At the end of today’s readings we find the Pharisees conspiring with the Herodians to destroy Jesus. This is a sign of how important the keeping of the Sabbath was to them; seeking to kill a Sabbath-breaker was not considered impossible. The Sabbath laws were among the most important ways in which the people of Israel kept and demonstrated their difference from the peoples who surrounded them. The Pharisees were often stricter in their observance of the law than were the ordinary people, but not when it came to keeping the Sabbath holy. It was on something on which all Jewish people could agree. It was one of the things that made them Jewish, whether they lived in the province of Palestine or in the Jewish diaspora that existed throughout the Roman Empire. No Jew would accept Jesus’ Sabbath-breaking, unless they had previous accepted Jesus as the authoritative interpreter of the Law.
And so we see that Jesus is the Lord not only of the Sabbath; he is also the Lord of biblical interpretation. No one would disagree with the Pharisees’ interpretations of the scriptures, but Jesus challenges it because they are interpreting the scriptures out of the hardness of their hearts. Why we are interpreting the Bible matters as much as how we are to interpret the Bible, and here Jesus condemns perfectly correct interpretations that are being used to catch someone out and show how wrong they are.

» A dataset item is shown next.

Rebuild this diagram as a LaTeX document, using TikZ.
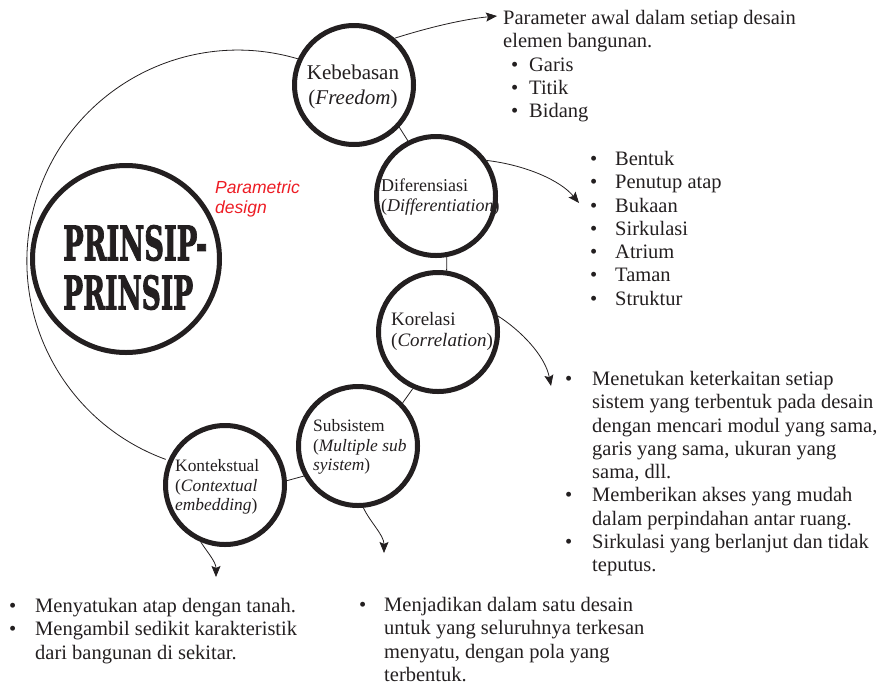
\documentclass[tikz,border=0pt]{standalone}
\usepackage{fontspec}
\setmainfont{Liberation Serif}
\newfontfamily\sansfont{Liberation Sans}
\newfontfamily\slabfont[BoldFeatures={FakeBold=2.5}]{DejaVu Serif}
\usepackage{xcolor}
\usepackage{graphicx}
\usepackage{tikz}
\usetikzlibrary{arrows.meta,positioning}

\definecolor{ink}{RGB}{35,31,32}
\definecolor{paramred}{RGB}{237,28,36}
\newcommand{\dotitem}[1]{\makebox[#1][l]{\textbullet}}

\tikzset{
  ring/.style={circle,draw=ink,fill=white,line width=5pt,minimum size=119pt,inner sep=0pt},
  ringtext/.style={align=left,anchor=west,text=ink,inner sep=0pt,font=\fontsize{17.4}{19.5}\selectfont},
  note/.style={align=left,text=ink,anchor=north west,inner sep=0pt,font=\fontsize{20.5}{23.3}\selectfont},
  link/.style={draw=ink,line width=0.8pt},
  pointer/.style={draw=ink,line width=0.8pt,-{Stealth[length=11pt,width=9pt,inset=2pt]}}
}

\begin{document}
\begin{tikzpicture}[x=1pt,y=-1pt]
\useasboundingbox (0,0) rectangle (888,686);

% the five principles
\node[ring] (keb) at (354,85) {};
\node[ring] (dif) at (436,196) {};
\node[ring] (kor) at (438,332) {};
\node[ring] (sub) at (358,446) {};
\node[ring] (kon) at (225,485) {};
\node[ring,minimum size=187pt] (prinsip) at (126,259) {};

\node[ringtext,anchor=center,align=center,font=\fontsize{21}{25}\selectfont] (kebtxt) at (353,87) {Kebebasan\\(\textit{Freedom})};
\node[ringtext,font=\fontsize{18}{19.5}\selectfont] (diftxt) at (381,197) {Diferensiasi\\(\textit{Differentiation})};
\node[ringtext,font=\fontsize{19}{21}\selectfont] (kortxt) at (391,331) {Korelasi\\(\textit{Correlation})};
\node[ringtext] (subtxt) at (313,447) {Subsistem\\(\textit{Multiple sub}\\\textit{syistem})};
\node[ringtext] (kontxt) at (175,487) {Kontekstual\\(\textit{Contextual}\\\textit{embedding})};

\node[anchor=north west,inner sep=0pt,align=left,text=ink,font=\fontsize{40}{49}\selectfont] (prinsiptxt) at (63,225)
  {\resizebox{144pt}{35pt}{\slabfont\bfseries PRINSIP-}\\\resizebox{130pt}{34pt}{\slabfont\bfseries PRINSIP}};
\node[anchor=north west,inner sep=0pt,align=left,text=paramred,font=\sansfont\itshape\fontsize{17.5}{19.5}\selectfont] (param) at (215,181) {Parametric\\design};

% thin ring through the principles
\draw[link] (keb.155) arc[start angle=-73.5,end angle=-250,radius=211];
\draw[link] (keb.-43) -- (dif.117);
\draw[link] (dif.-80) -- (kor.82);
\draw[link] (kor.-114) -- (sub.44);
\draw[link] (sub.209) -- (kon.4);

% explanations
\node[note] (partxt) at (503,10) {Parameter awal dalam setiap desain\\elemen bangunan.\\
  \hspace*{8pt}\dotitem{18pt}Garis\\\hspace*{8pt}\dotitem{18pt}Titik\\\hspace*{8pt}\dotitem{18pt}Bidang};
\node[note] (bentxt) at (590,151) {\dotitem{25pt}Bentuk\\\dotitem{25pt}Penutup atap\\\dotitem{25pt}Bukaan\\
  \dotitem{25pt}Sirkulasi\\\dotitem{25pt}Atrium\\\dotitem{25pt}Taman\\\dotitem{25pt}Struktur};
\node[note] (mentxt) at (565,371) {\dotitem{27pt}Menetukan keterkaitan setiap\\
  \hspace*{27pt}sistem yang terbentuk pada desain\\
  \hspace*{27pt}dengan mencari modul yang sama,\\
  \hspace*{27pt}garis yang sama, ukuran yang\\
  \hspace*{27pt}sama, dll.\\
  \dotitem{27pt}Memberikan akses yang mudah\\
  \hspace*{27pt}dalam perpindahan antar ruang.\\
  \dotitem{27pt}Sirkulasi yang berlanjut dan tidak\\
  \hspace*{27pt}teputus.};
\node[note] (atatxt) at (9,598) {\dotitem{26pt}Menyatukan atap dengan tanah.\\
  \dotitem{26pt}Mengambil sedikit karakteristik\\
  \hspace*{26pt}dari bangunan di sekitar.};
\node[note] (jaditxt) at (359,597) {\dotitem{25pt}Menjadikan dalam satu desain\\
  \hspace*{25pt}untuk yang seluruhnya terkesan\\
  \hspace*{25pt}menyatu, dengan pola yang\\
  \hspace*{25pt}terbentuk.};

% arrows to the explanations
\coordinate (tipkeb) at (497,16);
\coordinate (tipdif) at (579,203);
\coordinate (tipkor) at (551,386);
\coordinate (tipsub) at (384,553);
\coordinate (tipkon) at (216,577);
\draw[pointer] (keb.49) .. controls (430,27) and (465,19) .. (tipkeb);
\draw[pointer] (dif.35) .. controls (525,165) and (560,180) .. (tipdif);
\draw[pointer] (kor.15) .. controls (520,330) and (545,355) .. (tipkor);
\draw[pointer] (sub.-85) .. controls (370,522) and (384,535) .. (tipsub);
\draw[pointer] (kon.-113) .. controls (208,553) and (216,562) .. (tipkon);
\end{tikzpicture}
\end{document}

Jesus is even ready to rewrite a story in the scriptures to make a point. There is little support here for biblical literalism or for interpretations that are biblically correct but pastorally dismissive. As Saint Augustine wrote, some four hundred years after Jesus lived: ‘anyone who thinks he has understood the divine scriptures or any part of them, but cannot by his understanding build up this double love of God and neighbour, has not yet succeeded in understanding them’. (On Christian Teaching, 1.86)

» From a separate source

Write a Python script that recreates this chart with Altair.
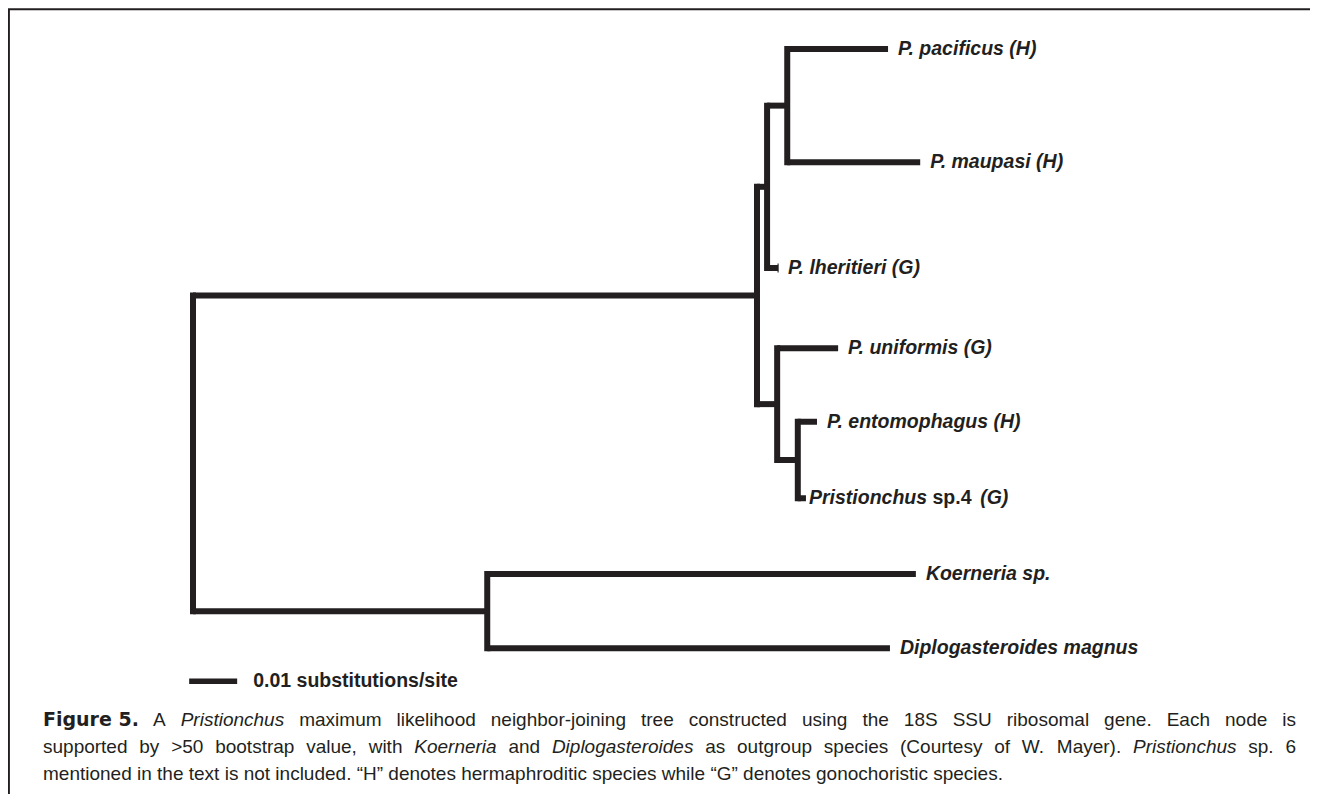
import altair as alt
import pandas as pd

# ---------------- data ----------------
# tree topology: node, parent, depth from root (substitutions/site)
node_name = ["root", "clade_P", "clade_up", "clade_pm", "P. pacificus (H)", "P. maupasi (H)",
             "P. lheritieri (G)", "clade_low", "P. uniformis (G)", "clade_es",
             "P. entomophagus (H)", "Pristionchus sp.4 (G)", "clade_out", "Koerneria sp.",
             "Diplogasteroides magnus"]
node_parent = ["", "root", "clade_P", "clade_up", "clade_pm", "clade_pm",
               "clade_up", "clade_P", "clade_low", "clade_low",
               "clade_es", "clade_es", "root", "clade_out", "clade_out"]
node_depth = [0.0, 0.1175, 0.1196, 0.1238, 0.1448, 0.1515,
              0.1219, 0.1217, 0.1344, 0.1260,
              0.1300, 0.1277, 0.0613, 0.1506, 0.1452]

# leaves in drawing order and their vertical positions (rows)
leaf_name = ["P. pacificus (H)", "P. maupasi (H)", "P. lheritieri (G)", "P. uniformis (G)",
             "P. entomophagus (H)", "Pristionchus sp.4 (G)", "Koerneria sp.", "Diplogasteroides magnus"]
leaf_row = [0.0, 1.51, 2.92, 3.99, 4.97, 5.99, 7.0, 7.99]

# composite label (mixed italic / upright), words separated by one space
composite_label = "Pristionchus sp.4 (G)"
composite_parts = [("Pristionchus", "italic"), ("sp.4", "normal"), ("(G)", "italic")]
tick_leaf = ["P. lheritieri (G)"]

scale_bar_start = [-0.0008]
scale_bar_length = [0.01]
scale_bar_row = [8.43]
scale_bar_label = ["0.01 substitutions/site"]

caption_lead = "Figure 5."
caption_segments = [
    [(" A ", "n"), ("Pristionchus", "i"),
     (" maximum likelihood neighbor-joining tree constructed using the 18S SSU ribosomal gene. Each node is", "n")],
    [("supported by >50 bootstrap value, with ", "n"), ("Koerneria", "i"), (" and ", "n"),
     ("Diplogasteroides", "i"), (" as outgroup species (Courtesy of W. Mayer). ", "n"),
     ("Pristionchus", "i"), (" sp. 6", "n")],
    [("mentioned in the text is not included. \u201cH\u201d denotes hermaphroditic species while \u201cG\u201d denotes gonochoristic species.", "n")],
]
caption_justify = [True, True, False]

# ---------------- layout / style ----------------
W, H = 1302, 786
PX_PER_UNIT = 4800.0
ROOT_PX = 185.0
X_D0 = -ROOT_PX / PX_PER_UNIT
X_D1 = X_D0 + W / PX_PER_UNIT
PX_PER_ROW = 75.0
ROW0_PX = 41.0
Y_D0 = -ROW0_PX / PX_PER_ROW
Y_D1 = Y_D0 + H / PX_PER_ROW
INK = "#231f20"
FONT = "Liberation Sans"
LABEL_SIZE = 19.5
CAP_SIZE = 19

XS = alt.Scale(domain=[X_D0, X_D1], nice=False, zero=False)
YS = alt.Scale(domain=[Y_D0, Y_D1], nice=False, zero=False, reverse=True)

REG = {' ': 278, '(': 333, ')': 333, ',': 278, '-': 333, '.': 278, '/': 278, '>': 584,
       '\u201c': 333, '\u201d': 333}
for c in "0123456789":
    REG[c] = 556
REG.update(dict(zip("ABCDEFGHIJKLMNOPQRSTUVWXYZ",
                    [667, 667, 722, 722, 667, 611, 778, 722, 278, 500, 667, 556, 833, 722, 778, 667,
                     778, 722, 667, 611, 722, 667, 944, 667, 667, 611])))
REG.update(dict(zip("abcdefghijklmnopqrstuvwxyz",
                    [556, 556, 500, 556, 556, 278, 556, 556, 222, 222, 500, 222, 833, 556, 556, 556,
                     556, 333, 500, 278, 556, 500, 722, 500, 500, 500])))
BOLD = {' ': 278, '(': 333, ')': 333, ',': 278, '-': 333, '.': 278, '/': 278, '>': 584}
for c in "0123456789":
    BOLD[c] = 556
BOLD.update(dict(zip("ABCDEFGHIJKLMNOPQRSTUVWXYZ",
                     [722, 722, 722, 722, 667, 611, 778, 722, 278, 556, 722, 611, 833, 722, 778, 667,
                      778, 722, 667, 611, 722, 667, 944, 667, 667, 611])))
BOLD.update(dict(zip("abcdefghijklmnopqrstuvwxyz",
                     [556, 611, 556, 611, 556, 333, 611, 611, 278, 278, 556, 278, 889, 611, 611, 611,
                      611, 389, 556, 333, 611, 556, 778, 556, 556, 500])))


def tw(s, table, size):
    return sum(table.get(c, 556) for c in s) / 1000.0 * size


# ---------------- tree geometry ----------------
depth = dict(zip(node_name, node_depth))
parent = dict(zip(node_name, node_parent))
children = {}
for n in node_name:
    if parent[n]:
        children.setdefault(parent[n], []).append(n)
ypos = dict(zip(leaf_name, leaf_row))


def gety(n):
    if n in ypos:
        return ypos[n]
    ys = [gety(c) for c in children[n]]
    ypos[n] = (min(ys) + max(ys)) / 2.0
    return ypos[n]


gety("root")

hdf = pd.DataFrame([{"x": depth[parent[n]], "x2": depth[n], "y": ypos[n]}
                    for n in node_name if parent[n]])
vdf = pd.DataFrame([{"x": depth[n], "y": min(ypos[c] for c in ch), "y2": max(ypos[c] for c in ch)}
                    for n, ch in children.items()])
leaf_df = pd.DataFrame({"name": leaf_name, "x": [depth[n] for n in leaf_name], "y": leaf_row})

h_layer = alt.Chart(hdf).mark_rule(strokeWidth=6, strokeCap="butt", color=INK).encode(
    x=alt.X("x:Q", scale=XS, axis=None), x2="x2:Q", y=alt.Y("y:Q", scale=YS, axis=None))
v_layer = alt.Chart(vdf).mark_rule(strokeWidth=6, strokeCap="square", color=INK).encode(
    x=alt.X("x:Q", scale=XS, axis=None), y=alt.Y("y:Q", scale=YS, axis=None), y2="y2:Q")

tick_df = leaf_df[leaf_df["name"].isin(tick_leaf)]
tick_layer = alt.Chart(tick_df).mark_tick(orient="vertical", size=9, thickness=1.6, color=INK).encode(
    x=alt.X("x:Q", scale=XS, axis=None), y=alt.Y("y:Q", scale=YS, axis=None))

plain_df = leaf_df[leaf_df["name"] != composite_label]
label_layer = alt.Chart(plain_df).mark_text(
    align="left", baseline="middle", dx=10, font=FONT, fontSize=LABEL_SIZE,
    fontWeight="bold", fontStyle="italic", color=INK).encode(
    x=alt.X("x:Q", scale=XS, axis=None), y=alt.Y("y:Q", scale=YS, axis=None), text="name:N")

comp_df = leaf_df[leaf_df["name"] == composite_label]
comp_layers = []
off = 3.0
space_w = tw(" ", BOLD, LABEL_SIZE)
for i, (txt, st) in enumerate(composite_parts):
    d = comp_df.assign(part=txt)
    comp_layers.append(alt.Chart(d).mark_text(
        align="left", baseline="middle", dx=off, font=FONT, fontSize=LABEL_SIZE,
        fontWeight="bold", fontStyle=st, color=INK).encode(
        x=alt.X("x:Q", scale=XS, axis=None), y=alt.Y("y:Q", scale=YS, axis=None), text="part:N"))
    off += tw(txt, BOLD, LABEL_SIZE) + space_w * (1.0 if i == 0 else 1.6)

sb_df = pd.DataFrame({"x": scale_bar_start,
                      "x2": [a + b for a, b in zip(scale_bar_start, scale_bar_length)],
                      "y": scale_bar_row, "label": scale_bar_label})
sb_layer = alt.Chart(sb_df).mark_rule(strokeWidth=5.5, color=INK).encode(
    x=alt.X("x:Q", scale=XS, axis=None), x2="x2:Q", y=alt.Y("y:Q", scale=YS, axis=None))
sb_text = alt.Chart(sb_df).mark_text(
    align="left", baseline="middle", dx=16, font=FONT, fontSize=LABEL_SIZE, fontWeight="bold",
    color=INK).encode(x=alt.X("x2:Q", scale=XS, axis=None), y=alt.Y("y:Q", scale=YS, axis=None),
                      text="label:N")

# ---------------- caption (pixel layout) ----------------
line_start = [145.0, 35.0, 35.0]
line_end = [1288.0, 1288.0, None]
line_base = [718.0, 745.0, 772.0]
rows = [{"px": 35.0, "py": line_base[0], "w": caption_lead, "s": "f"}]
for li, segs in enumerate(caption_segments):
    toks = [(w, st) for txt, st in segs for w in txt.split(" ") if w]
    widths = [tw(w, REG, CAP_SIZE) for w, _ in toks]
    if caption_justify[li]:
        gap = (line_end[li] - line_start[li] - sum(widths)) / (len(toks) - 1)
    else:
        gap = tw(" ", REG, CAP_SIZE)
    x = line_start[li]
    for (w, st), wd in zip(toks, widths):
        rows.append({"px": x, "py": line_base[li], "w": w, "s": st})
        x += wd + gap
cap_df = pd.DataFrame(rows)

cap_layers = []
for st, kw in [("n", dict(font=FONT)), ("i", dict(font=FONT, fontStyle="italic")),
               ("f", dict(font="DejaVu Sans", fontWeight="bold"))]:
    cap_layers.append(alt.Chart(cap_df[cap_df["s"] == st]).mark_text(
        align="left", baseline="alphabetic", fontSize=CAP_SIZE, color=INK, **kw).encode(
        x=alt.X("px:Q", scale=None, axis=None), y=alt.Y("py:Q", scale=None, axis=None), text="w:N"))

border_df = pd.DataFrame({"px": [0.0, 0.9], "px2": [float(W), 0.9], "py": [1.3, 1.3], "py2": [1.3, float(H)]})
border_layer = alt.Chart(border_df).mark_rule(strokeWidth=2, color=INK).encode(
    x=alt.X("px:Q", scale=None, axis=None), x2="px2:Q",
    y=alt.Y("py:Q", scale=None, axis=None), y2="py2:Q")

chart = alt.layer(
    h_layer, v_layer, tick_layer, label_layer, *comp_layers, sb_layer, sb_text,
    *cap_layers, border_layer
).resolve_scale(x="independent", y="independent").properties(
    width=W, height=H, autosize=alt.AutoSizeParams(type="none"), padding=0,
    background="white"
).configure_view(stroke=None)

chart.save("out.html", embed_options={"renderer": "svg", "actions": False})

The Bible is a collection of writings that are anything from two thousand to ten thousand years old. It contains myth, history, poetry, prophecy, laws, gospels, and letters. It was written originally in Hebrew and Koine Greek, languages foreign to us. Parts of it contradict other parts. We cannot simply read the Bible; every reading is an interpretation. When we wonder how we are to interpret the scriptures, when we wonder what to do with parts of the Bible that are utterly alien to us, or with parts that contradict other parts, we need to remember that for us Jesus is the authoritative interpreter of the Scriptures. Just as the Son of Man is the Lord of the Sabbath, so he is the Lord of the Scriptures. We read the Bible through the lens of Jesus’ commandments to us, to love God and our neighbour. Any interpretation that, in Augustine’s words, does not build up this double love, is an incorrect interpretation, and would cause Jesus to grieve at the hardness of the interpreter’s heart.
As we listen to the words of scripture, O God, bless our doubts, our wonderings, our wanderings, our soul-struggles. May the scriptures help us to explore life’s deep questions and deeper mysteries. Most of all, may they speak to us of you, the God who is love, and may they build within us the love of you and love of our neighbour that Christ commands of us. Amen.